- Given problem
Pull out every line below that contains the word "this".

- Material for the task
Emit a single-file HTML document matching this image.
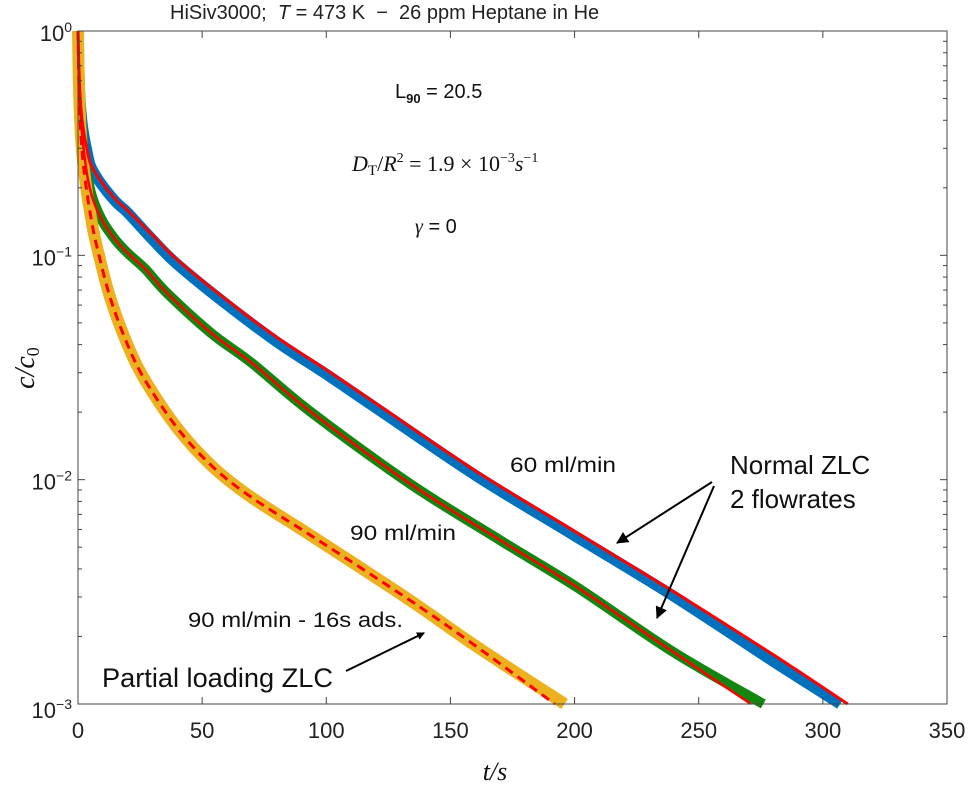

--

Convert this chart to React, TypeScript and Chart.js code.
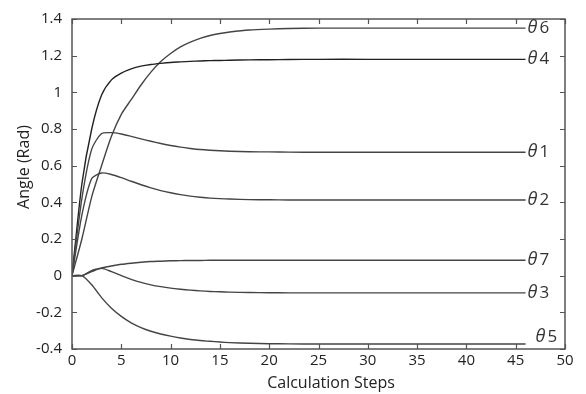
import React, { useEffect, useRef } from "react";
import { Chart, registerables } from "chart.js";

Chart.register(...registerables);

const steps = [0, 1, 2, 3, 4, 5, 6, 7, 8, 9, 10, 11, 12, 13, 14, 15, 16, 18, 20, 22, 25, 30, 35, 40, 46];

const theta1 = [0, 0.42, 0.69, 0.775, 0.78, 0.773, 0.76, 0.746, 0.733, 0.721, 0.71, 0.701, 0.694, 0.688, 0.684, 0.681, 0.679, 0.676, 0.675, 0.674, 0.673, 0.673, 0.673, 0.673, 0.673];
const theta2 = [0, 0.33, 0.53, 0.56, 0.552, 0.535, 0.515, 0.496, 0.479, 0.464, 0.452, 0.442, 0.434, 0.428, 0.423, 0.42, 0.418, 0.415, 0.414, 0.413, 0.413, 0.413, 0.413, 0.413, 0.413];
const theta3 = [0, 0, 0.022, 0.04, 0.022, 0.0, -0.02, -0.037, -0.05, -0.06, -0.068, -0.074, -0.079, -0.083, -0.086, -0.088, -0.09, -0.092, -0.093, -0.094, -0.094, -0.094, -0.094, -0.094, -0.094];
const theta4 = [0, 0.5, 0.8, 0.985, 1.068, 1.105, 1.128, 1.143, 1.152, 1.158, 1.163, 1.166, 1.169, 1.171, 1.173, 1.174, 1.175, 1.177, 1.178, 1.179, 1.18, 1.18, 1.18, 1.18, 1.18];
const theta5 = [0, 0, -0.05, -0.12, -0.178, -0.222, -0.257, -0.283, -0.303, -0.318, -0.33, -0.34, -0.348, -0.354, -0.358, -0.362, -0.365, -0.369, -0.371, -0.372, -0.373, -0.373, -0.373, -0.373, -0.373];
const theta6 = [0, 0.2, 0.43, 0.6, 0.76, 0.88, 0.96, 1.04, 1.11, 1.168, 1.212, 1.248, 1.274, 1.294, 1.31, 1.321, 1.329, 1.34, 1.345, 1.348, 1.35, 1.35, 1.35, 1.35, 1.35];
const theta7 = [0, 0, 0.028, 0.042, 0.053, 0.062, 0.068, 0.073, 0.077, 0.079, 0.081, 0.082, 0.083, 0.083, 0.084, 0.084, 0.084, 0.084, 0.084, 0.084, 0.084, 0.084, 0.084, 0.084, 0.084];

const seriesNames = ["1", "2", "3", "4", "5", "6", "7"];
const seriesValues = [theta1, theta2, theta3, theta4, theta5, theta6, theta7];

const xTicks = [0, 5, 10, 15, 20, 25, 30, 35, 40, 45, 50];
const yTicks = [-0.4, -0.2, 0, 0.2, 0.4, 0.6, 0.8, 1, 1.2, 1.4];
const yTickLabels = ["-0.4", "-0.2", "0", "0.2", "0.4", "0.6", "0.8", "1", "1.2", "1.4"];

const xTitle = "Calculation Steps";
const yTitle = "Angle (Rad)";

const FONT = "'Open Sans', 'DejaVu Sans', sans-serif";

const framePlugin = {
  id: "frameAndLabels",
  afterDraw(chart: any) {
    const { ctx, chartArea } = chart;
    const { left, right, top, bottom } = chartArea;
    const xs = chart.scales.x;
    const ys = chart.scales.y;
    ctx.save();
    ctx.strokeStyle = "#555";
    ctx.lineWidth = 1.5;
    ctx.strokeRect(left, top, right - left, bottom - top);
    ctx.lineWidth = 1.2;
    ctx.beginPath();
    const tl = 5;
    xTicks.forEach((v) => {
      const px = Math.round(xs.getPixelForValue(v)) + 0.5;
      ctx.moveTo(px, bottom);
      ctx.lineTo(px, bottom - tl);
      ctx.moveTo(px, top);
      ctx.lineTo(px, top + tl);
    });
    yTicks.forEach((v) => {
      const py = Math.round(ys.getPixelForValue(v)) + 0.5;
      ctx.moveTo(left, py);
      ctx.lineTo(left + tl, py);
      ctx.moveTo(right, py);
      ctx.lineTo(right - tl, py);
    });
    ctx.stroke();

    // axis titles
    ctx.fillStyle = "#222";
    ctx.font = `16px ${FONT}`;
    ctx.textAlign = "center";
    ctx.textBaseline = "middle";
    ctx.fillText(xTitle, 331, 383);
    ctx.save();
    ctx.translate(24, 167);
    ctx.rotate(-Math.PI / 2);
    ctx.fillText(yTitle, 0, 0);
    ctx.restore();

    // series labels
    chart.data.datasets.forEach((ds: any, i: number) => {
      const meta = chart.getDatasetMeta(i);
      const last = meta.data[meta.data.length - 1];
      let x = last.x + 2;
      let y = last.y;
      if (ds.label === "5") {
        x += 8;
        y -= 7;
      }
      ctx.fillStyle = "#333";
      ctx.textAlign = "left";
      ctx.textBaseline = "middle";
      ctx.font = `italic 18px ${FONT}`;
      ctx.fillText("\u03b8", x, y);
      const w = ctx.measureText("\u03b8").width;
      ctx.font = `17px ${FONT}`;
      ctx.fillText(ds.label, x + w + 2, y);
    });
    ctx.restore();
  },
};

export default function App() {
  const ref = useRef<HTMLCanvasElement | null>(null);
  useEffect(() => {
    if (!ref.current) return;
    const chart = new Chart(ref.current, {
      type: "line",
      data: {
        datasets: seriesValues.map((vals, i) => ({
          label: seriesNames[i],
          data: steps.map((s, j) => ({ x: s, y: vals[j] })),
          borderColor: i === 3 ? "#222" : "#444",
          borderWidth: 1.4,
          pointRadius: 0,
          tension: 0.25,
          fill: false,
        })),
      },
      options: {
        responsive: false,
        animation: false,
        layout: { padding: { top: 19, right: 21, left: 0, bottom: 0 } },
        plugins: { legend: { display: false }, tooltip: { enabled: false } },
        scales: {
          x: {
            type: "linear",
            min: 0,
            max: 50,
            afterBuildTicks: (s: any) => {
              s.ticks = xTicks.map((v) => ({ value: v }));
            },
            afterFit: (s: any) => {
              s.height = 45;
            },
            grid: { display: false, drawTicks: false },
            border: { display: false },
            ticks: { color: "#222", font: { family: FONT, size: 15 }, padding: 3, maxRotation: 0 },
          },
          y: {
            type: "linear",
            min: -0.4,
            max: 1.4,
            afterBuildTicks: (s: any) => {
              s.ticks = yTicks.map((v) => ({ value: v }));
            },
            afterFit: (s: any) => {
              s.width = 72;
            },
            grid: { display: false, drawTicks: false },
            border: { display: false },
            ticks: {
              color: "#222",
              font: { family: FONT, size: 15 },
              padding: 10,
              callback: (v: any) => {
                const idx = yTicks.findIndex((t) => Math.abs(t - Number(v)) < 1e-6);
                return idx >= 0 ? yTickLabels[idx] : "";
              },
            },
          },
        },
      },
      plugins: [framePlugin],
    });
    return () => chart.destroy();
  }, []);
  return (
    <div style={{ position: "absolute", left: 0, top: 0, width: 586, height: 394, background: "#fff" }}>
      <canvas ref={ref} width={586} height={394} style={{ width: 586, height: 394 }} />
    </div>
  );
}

- Exercise answer
Emit a single-file HTML document matching this image.
Convert this chart to React, TypeScript and Chart.js code.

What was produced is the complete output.